Arrow’s first two seasons do this more effectively than any other live-action superhero adaptation, period. (No, they still can’t quite compete with the DC Animated Universe, but really, nothing can.) This is not to say that these seasons are better than, say, Tim Burton or Christopher Nolan’s takes on Batman. Arrow doesn’t have the same aspirations, or a two-hour-plus time restriction. And as far as adapting comics goes, the episodic possibilities mean that television is simply a better-suited medium for the task than cinema—or, uh, amusement parks, as Martin Scorsese might insist. The Marvel movies do their best to link all their giant set-pieces together over a score of movies, but ultimately, they just don’t have the same coherence as their televised counterparts.

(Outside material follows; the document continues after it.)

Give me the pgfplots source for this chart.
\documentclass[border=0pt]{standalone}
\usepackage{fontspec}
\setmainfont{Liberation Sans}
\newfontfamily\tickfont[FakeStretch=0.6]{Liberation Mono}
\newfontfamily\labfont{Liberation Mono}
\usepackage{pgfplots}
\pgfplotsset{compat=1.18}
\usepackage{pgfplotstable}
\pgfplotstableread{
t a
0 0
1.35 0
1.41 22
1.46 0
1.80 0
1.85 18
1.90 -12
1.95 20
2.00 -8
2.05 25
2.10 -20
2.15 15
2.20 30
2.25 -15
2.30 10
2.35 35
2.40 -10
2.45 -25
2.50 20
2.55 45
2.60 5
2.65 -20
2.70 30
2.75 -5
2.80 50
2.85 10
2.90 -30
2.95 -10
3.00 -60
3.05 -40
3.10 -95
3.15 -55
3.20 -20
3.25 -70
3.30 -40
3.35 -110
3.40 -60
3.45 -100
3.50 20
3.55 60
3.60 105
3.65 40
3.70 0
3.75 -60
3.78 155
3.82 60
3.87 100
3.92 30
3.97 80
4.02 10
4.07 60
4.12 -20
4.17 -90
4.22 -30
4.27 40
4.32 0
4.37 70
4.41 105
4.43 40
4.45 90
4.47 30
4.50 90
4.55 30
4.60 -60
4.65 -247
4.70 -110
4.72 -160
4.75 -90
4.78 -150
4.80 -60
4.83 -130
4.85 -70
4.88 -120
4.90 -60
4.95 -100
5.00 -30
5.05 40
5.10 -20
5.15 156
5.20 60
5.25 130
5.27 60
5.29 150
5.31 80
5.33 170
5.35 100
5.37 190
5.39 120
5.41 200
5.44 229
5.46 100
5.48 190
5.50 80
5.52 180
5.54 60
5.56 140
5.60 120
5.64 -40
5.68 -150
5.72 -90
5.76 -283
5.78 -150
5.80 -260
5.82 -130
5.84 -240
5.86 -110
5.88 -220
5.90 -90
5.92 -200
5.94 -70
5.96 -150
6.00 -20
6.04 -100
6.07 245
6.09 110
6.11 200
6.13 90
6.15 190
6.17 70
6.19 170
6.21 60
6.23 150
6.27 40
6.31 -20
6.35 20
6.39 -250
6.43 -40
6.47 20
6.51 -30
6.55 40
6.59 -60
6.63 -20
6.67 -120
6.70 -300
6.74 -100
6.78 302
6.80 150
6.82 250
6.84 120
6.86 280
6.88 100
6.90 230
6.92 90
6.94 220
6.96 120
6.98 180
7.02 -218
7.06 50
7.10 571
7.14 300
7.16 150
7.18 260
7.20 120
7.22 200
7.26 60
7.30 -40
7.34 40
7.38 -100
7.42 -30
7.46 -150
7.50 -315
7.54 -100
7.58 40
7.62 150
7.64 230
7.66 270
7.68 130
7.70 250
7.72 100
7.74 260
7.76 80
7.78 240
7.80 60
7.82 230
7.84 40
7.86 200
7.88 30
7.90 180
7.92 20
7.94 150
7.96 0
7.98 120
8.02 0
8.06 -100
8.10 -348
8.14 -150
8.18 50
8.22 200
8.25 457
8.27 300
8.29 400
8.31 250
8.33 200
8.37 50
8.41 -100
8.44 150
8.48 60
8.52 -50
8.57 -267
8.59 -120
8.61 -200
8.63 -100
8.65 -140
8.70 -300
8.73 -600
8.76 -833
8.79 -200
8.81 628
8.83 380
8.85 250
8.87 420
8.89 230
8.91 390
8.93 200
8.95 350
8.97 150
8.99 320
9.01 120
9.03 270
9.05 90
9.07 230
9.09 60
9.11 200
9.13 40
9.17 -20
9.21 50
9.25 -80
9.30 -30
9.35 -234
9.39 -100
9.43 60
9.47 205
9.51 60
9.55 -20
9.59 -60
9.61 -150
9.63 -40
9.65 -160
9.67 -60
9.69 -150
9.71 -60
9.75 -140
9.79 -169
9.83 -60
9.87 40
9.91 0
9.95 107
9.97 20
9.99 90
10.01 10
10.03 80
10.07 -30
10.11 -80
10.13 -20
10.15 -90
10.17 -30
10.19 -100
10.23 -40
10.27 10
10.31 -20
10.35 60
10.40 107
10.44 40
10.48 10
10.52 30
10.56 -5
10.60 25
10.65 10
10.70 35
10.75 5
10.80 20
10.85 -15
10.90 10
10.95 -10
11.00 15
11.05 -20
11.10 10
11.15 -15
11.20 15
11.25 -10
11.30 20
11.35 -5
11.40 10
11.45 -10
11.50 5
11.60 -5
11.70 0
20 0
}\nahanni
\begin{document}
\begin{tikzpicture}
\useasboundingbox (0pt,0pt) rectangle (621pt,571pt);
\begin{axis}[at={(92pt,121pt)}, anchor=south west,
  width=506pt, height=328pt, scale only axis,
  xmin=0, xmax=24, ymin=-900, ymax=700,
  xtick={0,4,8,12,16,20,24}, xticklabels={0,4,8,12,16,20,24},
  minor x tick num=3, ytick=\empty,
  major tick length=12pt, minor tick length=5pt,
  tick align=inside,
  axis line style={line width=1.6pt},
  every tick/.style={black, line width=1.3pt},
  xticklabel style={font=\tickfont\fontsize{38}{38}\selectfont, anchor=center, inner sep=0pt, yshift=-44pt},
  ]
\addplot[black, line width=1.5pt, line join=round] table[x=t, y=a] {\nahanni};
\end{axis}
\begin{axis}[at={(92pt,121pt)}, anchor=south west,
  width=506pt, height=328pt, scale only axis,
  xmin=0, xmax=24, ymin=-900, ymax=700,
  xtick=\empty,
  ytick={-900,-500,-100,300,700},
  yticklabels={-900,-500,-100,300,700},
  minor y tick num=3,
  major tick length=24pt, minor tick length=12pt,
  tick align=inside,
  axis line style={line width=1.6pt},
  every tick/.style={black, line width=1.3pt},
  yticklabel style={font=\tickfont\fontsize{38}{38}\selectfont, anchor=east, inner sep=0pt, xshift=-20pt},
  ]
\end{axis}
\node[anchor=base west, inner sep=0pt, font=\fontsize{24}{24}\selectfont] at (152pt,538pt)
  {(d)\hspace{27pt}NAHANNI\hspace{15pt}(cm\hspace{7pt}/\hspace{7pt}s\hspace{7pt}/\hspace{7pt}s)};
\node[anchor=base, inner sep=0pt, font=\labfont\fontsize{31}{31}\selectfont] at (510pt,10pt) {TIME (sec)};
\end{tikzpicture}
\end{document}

But with its first two seasons, Arrow struck bullseye after bullseye. The show’s oft-maligned storytelling technique, of pairing present-day superheroics with flashback sequences depicting Ollie’s time as a castaway on the island of Lian Yu and other locales, still felt fresh and strong in these seasons and allowed for the show to develop its own mythology even as it mined it. That’s another huge thing in comics: these characters have been around for so long that their mythologies are massive. To show those mythologies from the outset could be considered borderline impossible. Yet Arrow was up to the task, and its actors, even those starting on rocky footing (like its rakishly handsome but initially hollow Amell), grew into their roles and their characters’ places in that mythology winningly. Over time, Oliver and characters like John Diggle (David Ramsey), Felicity Smoak (Emily Bett Rickards) and the Lances Laurel (Katie Cassidy) and Sara (Caity Lotz) ping-ponged onto other shows and even other universes based on the foundation established in these seasons.
Then there’s the villains. A hero is only as interesting as his rogues gallery. And in the anti-hero/anti-villain Slade Wilson, better known to comics fans as Deathstroke and portrayed with roguish charm and charismatic depth by the terrific Manu Bennett, Arrow creators Greg Berlanti, Marc Guggenheim, and Andrew Kreisberg picked the perfect foil for Queen. Slade’s arc—in which he grows from Oliver’s hesitant and verbally abusive ally-by-circumstance to dear friend and mentor to bitter nemesis madly determined to burn everything his old friend loves to ash—is built on phenomenal storytelling. And the show’s soap operatic dramatization only enhances the emotional impact. Everything that happens, including Wilson’s murder of Oliver’s mother, is totally over the top, and yet it never fails to land. Part of that is because Bennett is just so good. (Give the man an origin story movie!) Another part of it is just that this is exactly what superhero shows should be: over the top! Just not, you know, to the levels of its later seasons.
I’ve been screaming at most of my comics-loving friends that they need to watch the first two seasons of Arrow since, well, the airing of the second season of Arrow. They mostly haven’t listened, and probably neither will you. But I’ll say it again: the first two seasons of Arrow are a goddamn bullseye. They won’t be the show’s legacy, but they should be. In my Hall of Justice, it’s the Season Two arrow logo emblazoned on the chair. And there it shall remain.